I would like to take a contrary view to Alan Kohler's with regard to bank share holdings. I cite the position of a person with $400,000 invested in a mix of, say, three of the four major banks and Telstra. If those shares provide the only taxable income for the individual, the dividends of $28,000 come with $12,000 of franking credits, allowing that person to receive a tax rebate of $6,450. In effect, the individual has received $34,450 in dividends for their $400,000 in shares, giving him or her a net yield of 8.6% or a gross yield of 12.3%. Furthermore, that rebate will be received annually by the individual and as dividends paid increase in the years ahead from those companies, the corresponding yields increase further. One may not be getting much in the way of growth in the companies’ prices in the years ahead, but there is plenty to be satisfied with in comparison to the 6% taxable obtained with a bank deposit.
– C Hall
There has been practically no coverage of the issue of anti-detriment payments in Eureka Report . This is an area where SMSFs are at a serious disadvantage to larger funds, which pay out the anti-detriment payments. I believe the SMSF industry should lobby the government for equivalent outcomes in this area.

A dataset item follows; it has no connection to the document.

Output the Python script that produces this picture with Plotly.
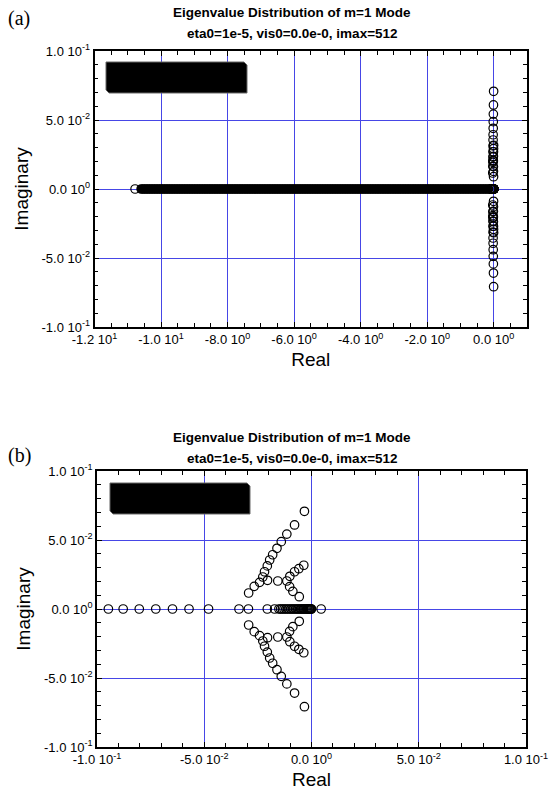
import plotly.graph_objects as go

# ---------------- data ----------------
# isolated eigenvalues on the real axis (imag = 0)
real_axis_eigs = [
    -10.78,
    -0.0947, -0.0878, -0.0803, -0.0726, -0.0648, -0.0571, -0.0480,
    -0.0338, -0.0294, -0.0206, -0.0172, -0.0152, -0.0144, -0.0136, -0.0128,
    -0.0120, -0.0112, -0.0104, -0.0096, -0.0089, -0.0082, -0.0075, -0.0068, -0.0062,
    -0.0056, -0.0050, -0.0045, -0.0040, -0.0035, -0.0030, -0.0025, -0.0021,
    -0.0017, -0.0013, -0.0010, -0.0007, -0.0004, -0.0002, 0.0, 0.0045,
]

# densely packed real eigenvalues (they merge into a solid band in panel a)
real_axis_dense = [
    -10.60, -10.55, -10.50, -10.45, -10.40, -10.35, -10.30, -10.25, -10.20, -10.15, -10.10, -10.05,
    -10.00, -9.95, -9.90, -9.85, -9.80, -9.75, -9.70, -9.65, -9.60, -9.55, -9.50, -9.45,
    -9.40, -9.35, -9.30, -9.25, -9.20, -9.15, -9.10, -9.05,
    -9.00, -8.95, -8.90, -8.85, -8.80, -8.75, -8.70, -8.65, -8.60, -8.55, -8.50, -8.45,
    -8.40, -8.35, -8.30, -8.25, -8.20, -8.15, -8.10, -8.05,
    -8.00, -7.95, -7.90, -7.85, -7.80, -7.75, -7.70, -7.65, -7.60, -7.55, -7.50, -7.45,
    -7.40, -7.35, -7.30, -7.25, -7.20, -7.15, -7.10, -7.05,
    -7.00, -6.95, -6.90, -6.85, -6.80, -6.75, -6.70, -6.65, -6.60, -6.55, -6.50, -6.45,
    -6.40, -6.35, -6.30, -6.25, -6.20, -6.15, -6.10, -6.05,
    -6.00, -5.95, -5.90, -5.85, -5.80, -5.75, -5.70, -5.65, -5.60, -5.55, -5.50, -5.45,
    -5.40, -5.35, -5.30, -5.25, -5.20, -5.15, -5.10, -5.05,
    -5.00, -4.95, -4.90, -4.85, -4.80, -4.75, -4.70, -4.65, -4.60, -4.55, -4.50, -4.45,
    -4.40, -4.35, -4.30, -4.25, -4.20, -4.15, -4.10, -4.05,
    -4.00, -3.95, -3.90, -3.85, -3.80, -3.75, -3.70, -3.65, -3.60, -3.55, -3.50, -3.45,
    -3.40, -3.35, -3.30, -3.25, -3.20, -3.15, -3.10, -3.05,
    -3.00, -2.95, -2.90, -2.85, -2.80, -2.75, -2.70, -2.65, -2.60, -2.55, -2.50, -2.45,
    -2.40, -2.35, -2.30, -2.25, -2.20, -2.15, -2.10, -2.05,
    -2.00, -1.95, -1.90, -1.85, -1.80, -1.75, -1.70, -1.65, -1.60, -1.55, -1.50, -1.45,
    -1.40, -1.35, -1.30, -1.25, -1.20, -1.15, -1.10, -1.05,
    -1.00, -0.95, -0.90, -0.85, -0.80, -0.75, -0.70, -0.65, -0.60, -0.55, -0.50, -0.45,
    -0.40, -0.35, -0.30, -0.25, -0.20, -0.15,
]

# complex eigenvalues: real parts and imaginary parts (upper and lower halves)
cplx_re = [
    -0.0033, -0.0079, -0.0115, -0.0141, -0.0161, -0.0181, -0.0195,
    -0.0206, -0.0219, -0.0227, -0.0242, -0.0267, -0.0293, -0.0205,
    -0.0157, -0.0036, -0.0059, -0.0079, -0.0101, -0.0115, -0.0102,
    -0.0087, -0.0057,
]
cplx_im_up = [
    0.0708, 0.0609, 0.0543, 0.0488, 0.0440, 0.0393, 0.0355,
    0.0312, 0.0270, 0.0232, 0.0193, 0.0164, 0.0116, 0.0208,
    0.0203, 0.0317, 0.0292, 0.0270, 0.0237, 0.0203, 0.0162,
    0.0128, 0.0089,
]
cplx_im_dn = [
    -0.0708, -0.0609, -0.0543, -0.0488, -0.0440, -0.0393, -0.0355,
    -0.0312, -0.0270, -0.0232, -0.0193, -0.0164, -0.0116, -0.0208,
    -0.0203, -0.0317, -0.0292, -0.0270, -0.0237, -0.0203, -0.0162,
    -0.0128, -0.0089,
]

# tick labels
a_xtickvals = [-12, -10, -8, -6, -4, -2, 0]
a_xticktext = ["-1.2 10<sup>1</sup>", "-1.0 10<sup>1</sup>", "-8.0 10<sup>0</sup>",
               "-6.0 10<sup>0</sup>", "-4.0 10<sup>0</sup>", "-2.0 10<sup>0</sup>",
               "0.0 10<sup>0</sup>"]
b_xtickvals = [-0.1, -0.05, 0, 0.05, 0.1]
b_xticktext = ["-1.0 10<sup>-1</sup>", "-5.0 10<sup>-2</sup>", "0.0 10<sup>0</sup>",
               "5.0 10<sup>-2</sup>", "1.0 10<sup>-1</sup>"]
ytickvals = [-0.1, -0.05, 0, 0.05, 0.1]
yticktext = ["-1.0 10<sup>-1</sup>", "-5.0 10<sup>-2</sup>", "0.0 10<sup>0</sup>",
             "5.0 10<sup>-2</sup>", "1.0 10<sup>-1</sup>"]

title_line1 = "Eigenvalue Distribution of m=1 Mode"
title_line2 = "eta0=1e-5, vis0=0.0e-0, imax=512"

# ---------------- figure ----------------
W, H = 549, 795
FONT = "Liberation Sans, Arial, sans-serif"
GRID = "#4646e6"

def px(x):
    return x / W

def py(y):
    return 1 - y / H

marker = dict(symbol="circle-open", size=8.5, color="black", line=dict(width=1.2))
dense_marker = dict(symbol="circle-open", size=7.2, color="black", line=dict(width=2.4))

fig = go.Figure()
for xa, ya in (("x", "y"), ("x2", "y2")):
    fig.add_trace(go.Scatter(x=real_axis_dense, y=[0.0] * len(real_axis_dense),
                             mode="markers", marker=dense_marker, xaxis=xa, yaxis=ya,
                             showlegend=False))
    fig.add_trace(go.Scatter(x=real_axis_eigs, y=[0.0] * len(real_axis_eigs),
                             mode="markers", marker=marker, xaxis=xa, yaxis=ya,
                             showlegend=False))
    fig.add_trace(go.Scatter(x=cplx_re, y=cplx_im_up, mode="markers", marker=marker,
                             xaxis=xa, yaxis=ya, showlegend=False))
    fig.add_trace(go.Scatter(x=cplx_re, y=cplx_im_dn, mode="markers", marker=marker,
                             xaxis=xa, yaxis=ya, showlegend=False))

common = dict(showgrid=True, gridcolor=GRID, gridwidth=1.4, zeroline=False,
              showline=True, linecolor="black", linewidth=1.6, mirror="allticks",
              ticks="inside", ticklen=5, tickcolor="black", tickwidth=1,
              tickfont=dict(family=FONT, size=13, color="black"),
              tickmode="array", automargin=False)

def minor(d):
    return dict(ticks="inside", ticklen=4, tickcolor="black", tick0=0, dtick=d, showgrid=False)

fig.update_layout(
    width=W, height=H, margin=dict(l=0, r=0, t=0, b=0),
    paper_bgcolor="white", plot_bgcolor="white",
    font=dict(family=FONT, color="black"),
    xaxis=dict(common, domain=[px(94.5), px(527)], range=[-12, 1], anchor="y",
               tickvals=a_xtickvals, ticktext=a_xticktext, minor=minor(0.5),
               title=dict(text="Real", font=dict(family=FONT, size=19), standoff=6)),
    yaxis=dict(common, domain=[py(327), py(51)], range=[-0.1, 0.1], anchor="x",
               tickvals=ytickvals, ticktext=yticktext, minor=minor(0.01),
               title=dict(text="Imaginary", font=dict(family=FONT, size=19), standoff=8)),
    xaxis2=dict(common, domain=[px(97), px(526)], range=[-0.1, 0.1], anchor="y2",
                tickvals=b_xtickvals, ticktext=b_xticktext, minor=minor(0.01),
                title=dict(text="Real", font=dict(family=FONT, size=19), standoff=6)),
    yaxis2=dict(common, domain=[py(747), py(471)], range=[-0.1, 0.1], anchor="x2",
                tickvals=ytickvals, ticktext=yticktext, minor=minor(0.01),
                title=dict(text="Imaginary", font=dict(family=FONT, size=19), standoff=8)),
)

# blacked-out legend boxes (chamfered top-right and bottom-left corners)
def box(l, t, r, b, c=3):
    pts = [(l, t), (r - c, t), (r, t + c), (r, b), (l + c, b), (l, b - c)]
    path = "M " + " L ".join(f"{px(x):.5f},{py(y):.5f}" for x, y in pts) + " Z"
    fig.add_shape(type="path", path=path, xref="paper", yref="paper",
                  fillcolor="black", line=dict(color="#666666", width=1), layer="above")

box(106, 62, 247, 93)
box(110, 483, 250, 514)

# titles and panel labels
for cx, y1, y2 in ((292, 13, 34), (292, 437, 458)):
    fig.add_annotation(x=px(cx), y=py(y1), xref="paper", yref="paper", text=f"<b>{title_line1}</b>",
                       showarrow=False, font=dict(family=FONT, size=13.5), xanchor="center", yanchor="middle")
    fig.add_annotation(x=px(cx), y=py(y2), xref="paper", yref="paper", text=f"<b>{title_line2}</b>",
                       showarrow=False, font=dict(family=FONT, size=13.5), xanchor="center", yanchor="middle")

fig.add_annotation(x=px(6), y=py(19), xref="paper", yref="paper", text="(a)", showarrow=False,
                   font=dict(family="Liberation Serif, Times New Roman, serif", size=20),
                   xanchor="left", yanchor="middle")
fig.add_annotation(x=px(6), y=py(455), xref="paper", yref="paper", text="(b)", showarrow=False,
                   font=dict(family="Liberation Serif, Times New Roman, serif", size=20),
                   xanchor="left", yanchor="middle")

fig.write_html("out.html")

My understanding of accessing anti-detriment payments on the death of a member of an SMSF is that there are three areas of disadvantage:
1) The payment will need to be paid from reserve funds created previously within the SMSF (the members’ account balances will be lower due to the funds being previously directed into reserves, rather than to the member accounts);
2) When transfers are made to members’ accounts from a reserve, such transfers are treated as concessional contributions, with all the potential problems that can entail;
3) For the SMSF itself to benefit from the anti-detriment payment, there will need to be ongoing contributions (and potentially an awful lot of them) which can benefit from the future tax deduction.